# Ventisit seat pads



## banjokat (12 Feb 2008)

I've been running my Optima lately with a Challenge style closed cell foam cushion - nice and firm but no breathing properties whatsoever. The standard filterfoam cushion breathes well enough but is a bit squishy for my liking.
So, I'm tempted by the ventisit classic model and whilst I'm aware that the breathing properties are excellent I'm wondering if anyone who uses one could let me know how firm they feel to sit on.
Cheers


----------



## fards (12 Feb 2008)

banjokat said:


> I've been running my Optima lately with a Challenge style closed cell foam cushion - nice and firm but no breathing properties whatsoever. The standard filterfoam cushion breathes well enough but is a bit squishy for my liking.
> So, I'm tempted by the ventisit classic model and whilst I'm aware that the breathing properties are excellent I'm wondering if anyone who uses one could let me know how firm they feel to sit on.
> Cheers




The 3 layer one is actually quite firm, but I found it isolated the road a bit too much, so I took the middle layer out. The material is quite harsh if you ride in a very thin top, or get your shirt pulled up as your sitting down, you soon notice when you get exposed skin on it. 
Other than that I love the ventisit pads, by far the best wicking/rain draining ones there are currently.


----------



## squeaker (13 Feb 2008)

Wot Fard's said, plus I found the 3-layer a bit too thick (made my Mistral's seat just a bit too small) but it's easy (but expensive) to remove the inner layer to revert to a standard 2-layer pad.
btw the raw material is available here, should you wish to DIY.


----------



## banjokat (13 Feb 2008)

Thanks chaps, I'll get the 2 layer one - my bike's seat base isn't that huge to start with so you've confirmed what I suspected.


----------



## BentMikey (20 Feb 2008)

I have a 2 layer and am happy with it. Excellent ventilation, the seat is a little hard though.


----------



## banjokat (28 Feb 2008)

Well, I got the Classic and having now had a decently long ride on it I'm very impressed.

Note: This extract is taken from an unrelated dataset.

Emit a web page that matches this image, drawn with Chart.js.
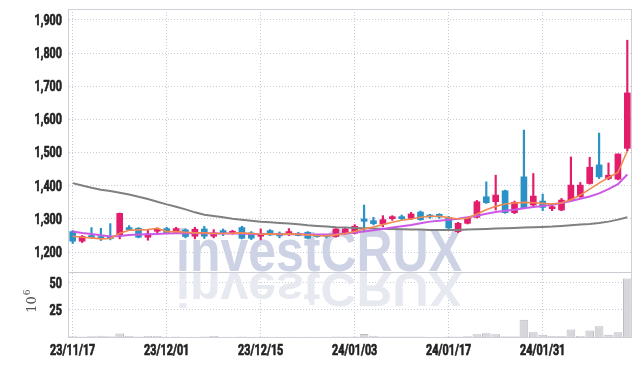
<!DOCTYPE html>
<html><head><meta charset="utf-8">
<script src="https://cdn.jsdelivr.net/npm/chart.js@4.4.1/dist/chart.umd.min.js"></script>
<style>html,body{margin:0;padding:0;background:#fff;}#wrap{width:642px;height:366px;position:relative;}</style>
</head><body><div id="wrap"><canvas id="c" width="642" height="366"></canvas></div>
<script>
const dates = ['23/11/17','23/11/20','23/11/21','23/11/22','23/11/23','23/11/24','23/11/27','23/11/28','23/11/29','23/11/30',
 '23/12/01','23/12/04','23/12/05','23/12/06','23/12/07','23/12/08','23/12/11','23/12/12','23/12/13','23/12/14',
 '23/12/15','23/12/18','23/12/19','23/12/20','23/12/21','23/12/22','23/12/26','23/12/27','23/12/28','24/01/02',
 '24/01/03','24/01/04','24/01/05','24/01/08','24/01/09','24/01/10','24/01/11','24/01/12','24/01/15','24/01/16',
 '24/01/17','24/01/18','24/01/19','24/01/22','24/01/23','24/01/24','24/01/25','24/01/26','24/01/29','24/01/30',
 '24/01/31','24/02/01','24/02/02','24/02/05','24/02/06','24/02/07','24/02/08','24/02/13','24/02/14','24/02/15'];
const xLabelDates = ['23/11/17','23/12/01','23/12/15','24/01/03','24/01/17','24/01/31'];

const openP  = [1262,1233,1249,1247,1247,1252,1274,1272,1245,1263, 1271,1260,1267,1248,1270,1248,1262,1256,1274,1258,
                1248,1265,1257,1254,1255,1260,1250,1250,1247,1256, 1257,1300,1295,1285,1301,1306,1302,1321,1311,1314,
                1305,1262,1287,1305,1367,1352,1385,1319,1427,1342, 1354,1331,1327,1357,1367,1407,1463,1422,1420,1513];
const highP  = [1265,1250,1274,1272,1286,1318,1280,1274,1268,1273, 1275,1275,1270,1275,1278,1268,1270,1266,1278,1262,
                1270,1268,1261,1271,1260,1262,1253,1253,1271,1272, 1283,1342,1305,1310,1310,1312,1320,1324,1314,1316,
                1308,1290,1305,1356,1412,1432,1387,1354,1568,1437, 1375,1345,1362,1487,1410,1486,1559,1469,1496,1839];
const lowP   = [1226,1229,1241,1235,1237,1240,1265,1243,1236,1258, 1256,1257,1243,1240,1241,1243,1250,1254,1240,1238,
                1237,1250,1243,1250,1249,1240,1245,1243,1245,1254, 1255,1262,1282,1276,1296,1297,1298,1296,1302,1302,
                1270,1259,1285,1303,1347,1327,1317,1316,1332,1338, 1325,1325,1325,1353,1365,1405,1422,1418,1418,1505];
const closeP = [1233,1247,1244,1241,1241,1317,1268,1245,1255,1269, 1258,1271,1247,1269,1248,1258,1259,1263,1242,1242,
                1256,1252,1249,1262,1250,1242,1247,1247,1270,1270, 1278,1293,1286,1298,1306,1301,1315,1298,1306,1306,
                1273,1287,1302,1352,1349,1372,1319,1350,1334,1369, 1335,1337,1357,1402,1402,1456,1427,1432,1496,1680];
const ma5    = [1248,1245,1243,1240,1241,1257,1266,1267,1268,1272, 1262,1262,1260,1258,1258,1256,1256,1257,1258,1256,
                1254,1255,1254,1255,1254,1252,1250,1249,1252,1256, 1262,1270,1276,1283,1290,1296,1300,1305,1308,1308,
                1304,1300,1302,1315,1328,1338,1345,1348,1350,1349, 1347,1345,1348,1358,1372,1390,1408,1425,1440,1505];
const ma20   = [1262,1258,1255,1251,1247,1249,1252,1253,1254,1255, 1256,1257,1257,1257,1257,1256,1256,1256,1256,1255,
                1255,1255,1254,1254,1254,1253,1253,1253,1254,1256, 1259,1262,1266,1270,1274,1278,1282,1287,1292,1295,
                1298,1301,1305,1310,1316,1321,1325,1328,1332,1336, 1339,1343,1348,1354,1361,1368,1377,1390,1405,1434];
const ma120  = [1408,1401,1394,1388,1384,1379,1374,1367,1360,1352, 1344,1337,1329,1320,1313,1309,1305,1301,1298,1295,
                1292,1290,1288,1286,1284,1281,1279,1277,1275,1274, 1273,1272,1271,1270,1270,1269,1268,1268,1267,1267,
                1267,1267,1268,1269,1270,1271,1272,1273,1274,1275, 1276,1277,1279,1281,1283,1285,1288,1292,1298,1305];
const volume = [0.8,0.5,0.6,1.2,0.8,3.2,1.0,0.4,1.0,1.0, 0.3,0.4,0.3,0.3,0.4,0.9,0.3,0.3,0.4,0.3,
                0.3,0.3,0.3,0.3,0.3,0.3,0.3,0.3,0.4,0.4, 0.5,2.8,1.2,0.5,0.4,0.4,0.5,0.4,0.3,0.3,
                0.4,0.5,0.6,2.5,3.5,2.5,0.8,0.8,16,4.5, 2.0,1.0,1.0,7.0,1.0,6.0,10,2.0,4.5,54];
const priceTicks = [1200,1300,1400,1500,1600,1700,1800,1900];
const volumeTicks = [25,50];

const UP = '#e31c6c', DOWN = '#2c91c5';
const candleColors = closeP.map((c, i) => c >= openP[i] ? UP : DOWN);
const LABEL_FONT = "bold 15px 'Roboto','Liberation Sans',sans-serif";
const GRID = '#c7cad8';

function condensedText(ctx, text, x, y, align) {
  ctx.save();
  ctx.translate(x, y);
  ctx.scale(0.72, 1);
  ctx.textAlign = align;
  ctx.textBaseline = 'middle';
  ctx.lineWidth = 0.7;
  ctx.strokeStyle = ctx.fillStyle;
  ctx.strokeText(text, 0, 0);
  ctx.fillText(text, 0, 0);
  ctx.restore();
}

const framePlugin = {
  id: 'frame',
  beforeDatasetsDraw(chart) {
    const {ctx, chartArea: a, scales} = chart;
    const yv = scales.yv;
    ctx.save();
    ctx.font = "bold 60px 'Liberation Sans','Arial',sans-serif";
    const txt = 'investCRUX';
    const w = ctx.measureText(txt).width;
    const sx = 286 / w;
    const left = a.left + 108;
    const base = yv.top - 1;
    ctx.save();
    ctx.translate(left, base);
    ctx.scale(sx, 1);
    ctx.fillStyle = '#cdd3e5';
    ctx.fillText(txt, 0, 0);
    ctx.restore();
    ctx.save();
    ctx.translate(left, base + 2);
    ctx.scale(sx, -0.8);
    ctx.fillStyle = '#e7e9f1';
    ctx.fillText(txt, 0, 0);
    ctx.restore();
    ctx.strokeStyle = '#c9cad2';
    ctx.lineWidth = 1;
    ctx.beginPath();
    ctx.moveTo(a.left, Math.round(yv.top) + 0.5);
    ctx.lineTo(a.right, Math.round(yv.top) + 0.5);
    ctx.stroke();
    ctx.restore();
  },
  afterDraw(chart) {
    const {ctx, chartArea: a, scales} = chart;
    const {x, y, yv} = scales;
    ctx.save();
    ctx.strokeStyle = '#d0d1d8';
    ctx.lineWidth = 1;
    ctx.strokeRect(Math.round(a.left) + 0.5, Math.round(a.top) + 0.5, Math.round(a.right - a.left) - 1, Math.round(a.bottom - a.top));
    ctx.fillStyle = '#222';
    ctx.font = LABEL_FONT;
    priceTicks.forEach(v => condensedText(ctx, v.toLocaleString('en-US'), a.left - 6, y.getPixelForValue(v) + 1, 'right'));
    volumeTicks.forEach(v => condensedText(ctx, v.toLocaleString('en-US'), a.left - 6, yv.getPixelForValue(v) + 1, 'right'));
    dates.forEach((d, i) => {
      if (xLabelDates.includes(d)) condensedText(ctx, d, x.getPixelForValue(i), a.bottom + 14, 'center');
    });
    const cy = (yv.top + yv.bottom) / 2 - 3;
    ctx.translate(33, cy);
    ctx.rotate(-Math.PI / 2);
    ctx.fillStyle = '#555';
    ctx.textBaseline = 'middle';
    ctx.font = "13px 'DejaVu Serif',serif";
    const w10 = ctx.measureText('10').width;
    ctx.fillText('10', -w10 / 2 - 3, 0);
    ctx.font = "9px 'DejaVu Serif',serif";
    ctx.fillText('6', w10 / 2 - 2, -5);
    ctx.restore();
  }
};

new Chart(document.getElementById('c'), {
  type: 'bar',
  data: {
    labels: dates,
    datasets: [
      {type: 'line', data: ma5, borderColor: '#f08a4e', borderWidth: 1.6, pointRadius: 0, yAxisID: 'y', order: 0},
      {type: 'line', data: ma20, borderColor: '#cc58e6', borderWidth: 2, pointRadius: 0, yAxisID: 'y', order: 1},
      {type: 'line', data: ma120, borderColor: '#808080', borderWidth: 2, pointRadius: 0, yAxisID: 'y', order: 2},
      {type: 'bar', data: openP.map((o, i) => [o, closeP[i]]), backgroundColor: candleColors, barThickness: 6, minBarLength: 2, grouped: false, yAxisID: 'y', order: 3},
      {type: 'bar', data: lowP.map((l, i) => [l, highP[i]]), backgroundColor: candleColors, barThickness: 1.5, grouped: false, yAxisID: 'y', order: 4},
      {type: 'bar', data: volume, backgroundColor: '#d6d6db', borderColor: '#bcbcc4', borderWidth: 1, barPercentage: 0.92, categoryPercentage: 1, grouped: false, yAxisID: 'yv', order: 5}
    ]
  },
  options: {
    responsive: false, animation: false, events: [],
    layout: {padding: {top: 9, right: 10, left: 0, bottom: 0}},
    plugins: {legend: {display: false}, tooltip: {enabled: false}},
    scales: {
      x: {
        offset: true,
        grid: {color: GRID, drawTicks: false, offset: false},
        border: {display: false, dash: [1, 2]},
        ticks: {autoSkip: false, maxRotation: 0, minRotation: 0, padding: 7, color: 'rgba(0,0,0,0)', font: {size: 12},
          callback: (v, i) => xLabelDates.includes(dates[i]) ? dates[i] : null},
        afterFit: s => { s.height = 29; }
      },
      yv: {
        position: 'left', stack: 'panels', stackWeight: 1, min: 0, max: 60,
        grid: {color: GRID, drawTicks: false},
        border: {display: true, color: '#c9cad2', dash: [1, 2]},
        ticks: {display: false},
        afterBuildTicks: s => { s.ticks = volumeTicks.map(v => ({value: v})); },
        afterFit: s => { s.width = 68; }
      },
      y: {
        position: 'left', stack: 'panels', stackWeight: 4.05, min: 1140, max: 1933,
        grid: {color: GRID, drawTicks: false},
        border: {display: true, color: '#c9cad2', dash: [1, 2]},
        ticks: {display: false},
        afterBuildTicks: s => { s.ticks = priceTicks.map(v => ({value: v})); },
        afterFit: s => { s.width = 68; }
      }
    }
  },
  plugins: [framePlugin]
});
</script>
</body></html>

Nice and comfy and my back felt positively chilly - come summer it should help the rain get down my back  Thanks again for the input.


----------



## LeeW (8 Mar 2008)

I tried a ventisit pad on my Trice S (with custom seat) but there was an issue, as it was thicker than the stock pad (like 20mm rather than about 6) it made the effective length of the seat between the base and the curve for your shoulders too short for me so I went back for the stock.


----------